IV. L’âme paraît divine par la ressemblance qu’elle a avec l’être qui est indivisible ; et mortelle, par ses points de contact avec la nature périssable. Selon qu’elle descend ou qu’elle remonte, elle a l’air d’être mortelle ou immortelle. D’un côté, il y a l’homme qui n’a d’autre occupation que la bonne chère, comme les brutes. D’un autre côté, il y a l’homme qui, par son talent, sauve le navire dans la tempête, ou rend la santé la ses semblables, ou découvre la vérité, ou trouve la méthode qui convient à la science, ou invente des signaux de feu, ou tire des horoscopes, ou, par des machines, imite les œuvres du créateur. L’homme n’a-t-il pas en effet imaginé de représenter ici-bas le cours des sept planètes, en imitant par des mouvements mécaniques les phénomènes célestes[4] ? Que n’a pas inventé l’homme en manifestant l’intelligence divine qu’il renferme en lui-même ? Certes, celle-ci prouve bien par ses conceptions hardies qu’elle est véritablement olympienne, divine, et tout à fait étrangère à la condition mortelle ; cependant, par suite de son attachement pour les choses terrestres, attachement qui le rend incapable de reconnaître cette intelligence, le vulgaire, la jugeant d’après les apparences extérieures, s’est persuadé qu’elle est mortelle.
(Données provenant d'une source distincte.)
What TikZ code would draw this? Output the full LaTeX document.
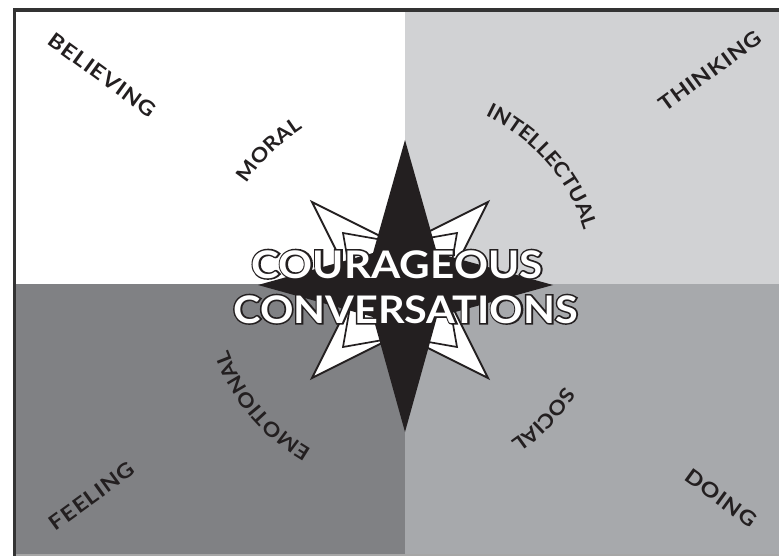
\documentclass[tikz,border=0pt]{standalone}
\usepackage{fontspec}
\setmainfont{Lato}
\usetikzlibrary{decorations.text}
\definecolor{qTR}{RGB}{209,210,212}
\definecolor{qBL}{RGB}{128,129,132}
\definecolor{qBR}{RGB}{167,169,172}
\definecolor{ink}{RGB}{35,31,32}
\newfontfamily\wideLato{Lato}[FakeStretch=1.15, LetterSpace=4]
\newfontfamily\arcLato{Lato}[FakeStretch=1.1]
\newcommand\labsize{\wideLato\bfseries\fontsize{20.5}{21}\selectfont}
\newcommand\arcsize{\arcLato\bfseries\fontsize{20}{21}\selectfont}
\newcommand\ttlfont{\bfseries\fontsize{38}{38}\selectfont}
\newcommand\ttlfontb{\bfseries\fontsize{38}{38}\selectfont\addfontfeatures{FakeBold=8}}
\begin{document}
\begin{tikzpicture}[x=1pt,y=1pt,
  lab/.style={font=\labsize, text=ink, inner sep=0pt},
  ttl/.style={font=\ttlfont, inner sep=0pt, anchor=base, text=white},
  ttlo/.style={font=\ttlfontb, inner sep=0pt, anchor=base, text=ink},
  arclab/.style={decorate, decoration={text along path, text align=center, text color=ink, text={|\arcsize|#1}}},
  starline/.style={draw=ink, fill=white, line width=2pt, line join=miter},
]
\useasboundingbox (0,0) rectangle (779,-556);
\fill[white] (0,0) rectangle (779,-556);
% quadrants
\fill[white] (14.5,-9.5) rectangle (405,-284);
\fill[qTR] (405,-9.5) rectangle (779,-284);
\fill[qBL] (14.5,-284) rectangle (405,-554);
\fill[qBR] (405,-284) rectangle (779,-554);
\fill[black!35] (14.5,-554) rectangle (779,-556);
% frame
\draw[line width=3.6pt, color=black!80] (14.5,-556) -- (14.5,-9.8) -- (779,-9.8);
% diagonal hollow star
\path[starline] (312,-202) -- (400,-246) -- (488,-202) -- (444,-290) -- (488,-378) -- (400,-334) -- (312,-378) -- (356,-290) -- cycle;
\path[draw=ink, line width=1.7pt] (343,-233) -- (400,-243) -- (457,-233) -- (447,-290) -- (457,-347) -- (400,-337) -- (343,-347) -- (353,-290) -- cycle;
% black compass star
\fill[ink] (405,-140) -- (437,-253) -- (553,-285) -- (437,-317) -- (405,-432) -- (373,-317) -- (258,-285) -- (373,-253) -- cycle;
% title, outlined
\node[ttlo, xscale=1.11] (title1o) at (397,-278) {COURAGEOUS};
\node[ttlo, xscale=1.09] (title2o) at (405.5,-323) {CONVERSATIONS};
\node[ttl, xscale=1.11] (title1) at (397,-278) {COURAGEOUS};
\node[ttl, xscale=1.09] (title2) at (405.5,-323) {CONVERSATIONS};
% outer labels
\node[lab, rotate=-36] (believing) at (102.5,-75) {BELIEVING};
\node[lab, rotate=36] (thinking) at (710,-71) {THINKING};
\node[lab, rotate=36] (feeling) at (92,-496) {FEELING};
\node[lab, rotate=-36] (doing) at (721,-498) {DOING};
% inner arc labels
\path[arclab=MORAL] ([shift={(195:188)}]405,-286) arc[start angle=195, end angle=75, radius=188];
\path[arclab=INTELLECTUAL] ([shift={(101:188)}]405,-286) arc[start angle=101, end angle=-19, radius=188];
\path[arclab=EMOTIONAL] ([shift={(280:188)}]405,-286) arc[start angle=280, end angle=160, radius=188];
\path[arclab=SOCIAL] ([shift={(16:188)}]405,-286) arc[start angle=16, end angle=-104, radius=188];
\end{tikzpicture}
\end{document}
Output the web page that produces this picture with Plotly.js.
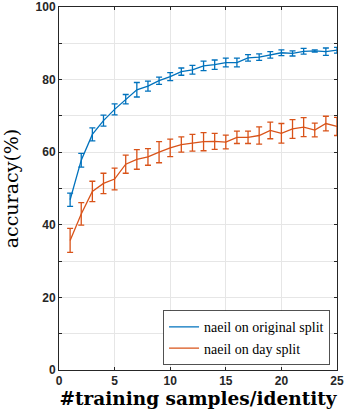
<!DOCTYPE html>
<html>
<head>
<meta charset="utf-8">
<script src="https://cdn.plot.ly/plotly-3.0.1.min.js"></script>
<style>
  html, body { margin: 0; padding: 0; background: #fff; }
  #plot { width: 344px; height: 415px; }
</style>
</head>
<body>
<div id="plot"></div>
<script>
// number of training samples per identity
let samples = [1, 2, 3, 4, 5, 6, 7, 8, 9, 10, 11, 12, 13, 14, 15, 16, 17, 18, 19, 20, 21, 22, 23, 24, 25];

// naeil on original split
let origAcc = [46.9, 57.8, 64.9, 68.7, 71.8, 74.6, 77.2, 78.2, 79.7, 80.8, 82.2, 82.7, 83.8, 84.1, 84.7, 84.7, 86.0, 86.2, 86.8, 87.4, 87.2, 87.8, 87.9, 87.7, 88.1];
let origErr = [1.8, 1.9, 1.8, 1.5, 1.5, 1.3, 2.0, 1.4, 1.0, 1.1, 1.0, 1.2, 1.3, 1.3, 1.2, 1.2, 0.9, 0.9, 0.9, 0.8, 0.7, 0.8, 0.3, 1.0, 0.8];

// naeil on day split
let dayAcc = [35.7, 43.0, 49.2, 51.4, 52.6, 56.7, 58.0, 58.7, 60.0, 61.2, 62.1, 62.6, 62.9, 63.0, 62.8, 64.1, 64.1, 64.6, 66.0, 65.2, 66.4, 66.9, 66.1, 67.9, 67.1];
let dayErr = [3.3, 3.1, 2.8, 2.8, 3.0, 2.5, 2.7, 2.3, 2.9, 2.4, 2.1, 2.3, 2.5, 2.2, 1.9, 1.7, 1.7, 2.4, 2.3, 2.7, 2.6, 2.6, 1.9, 2.0, 2.5];

let blue = "#0072BD";
let orange = "#D95319";
let serif = "'DejaVu Serif', serif";
let legendSerif = "'Liberation Serif', 'Times New Roman', serif";

let traceOrig = {
    x: samples,
    y: origAcc,
    type: "scatter",
    mode: "lines",
    name: "naeil on original split",
    line: { color: blue, width: 1.3 },
    error_y: { type: "data", array: origErr, visible: true, color: blue, thickness: 1.3, width: 3 }
};

let traceDay = {
    x: samples,
    y: dayAcc,
    type: "scatter",
    mode: "lines",
    name: "naeil on day split",
    line: { color: orange, width: 1.3 },
    error_y: { type: "data", array: dayErr, visible: true, color: orange, thickness: 1.3, width: 3 }
};

let tickFont = { family: "'Liberation Sans', Arial, sans-serif", size: 12, color: "#262626", weight: "bold" };

let layout = {
    width: 344,
    height: 415,
    margin: { l: 59, r: 7, t: 7, b: 45 },
    paper_bgcolor: "#fff",
    plot_bgcolor: "#fff",
    showlegend: true,
    legend: {
        x: 0.375, y: 0.015, xanchor: "left", yanchor: "bottom",
        bgcolor: "#fff",
        bordercolor: "#262626",
        borderwidth: 0.8,
        font: { family: legendSerif, size: 14, color: "#000" },
        itemwidth: 30,
        tracegroupgap: 0
    },
    xaxis: {
        range: [0, 25],
        dtick: 5,
        tick0: 0,
        ticks: "inside",
        ticklen: 3,
        tickcolor: "#262626",
        showline: true,
        linecolor: "#262626",
        linewidth: 1,
        mirror: "ticks",
        showgrid: true,
        gridcolor: "#e6e6e6",
        zeroline: false,
        tickfont: tickFont,
        title: {
            text: "#training samples/identity",
            font: { family: serif, size: 18.5, color: "#000", weight: "bold" },
            standoff: 3
        }
    },
    yaxis: {
        range: [0, 100],
        dtick: 20,
        tick0: 0,
        ticks: "inside",
        ticklen: 3,
        tickcolor: "#262626",
        showline: true,
        linecolor: "#262626",
        linewidth: 1,
        mirror: "ticks",
        showgrid: true,
        gridcolor: "#e6e6e6",
        zeroline: false,
        tickfont: tickFont,
        minor: { dtick: 10, ticks: "inside", ticklen: 3, tickcolor: "#262626", showgrid: true, gridcolor: "#e6e6e6" },
        title: {
            text: "accuracy(%)",
            font: { family: serif, size: 19, color: "#000" },
            standoff: 11
        }
    }
};

Plotly.newPlot("plot", [traceOrig, traceDay], layout, { displayModeBar: false, staticPlot: true });
</script>
</body>
</html>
Les gens de cette espèce n’ont en effet qu’un moyen de se consoler de leur abrutissement, c’est de se fonder sur les apparences extérieures pour attribuer aux autres la même bassesse, et de se persuader ainsi que tous les hommes sont semblables à l’intérieur comme à l’extérieur.

  1. Voy. Plotin, Enn. IV, liv. VII, § 3, no 5.
  2. Voy. Plotin, Enn. IV, liv. VIII, § 1.
  3. Voy. Plotin, Enn. IV, liv. VII, § 10, fin.
  4. Porphyre fait ici allusion à la sphère d’Archimède.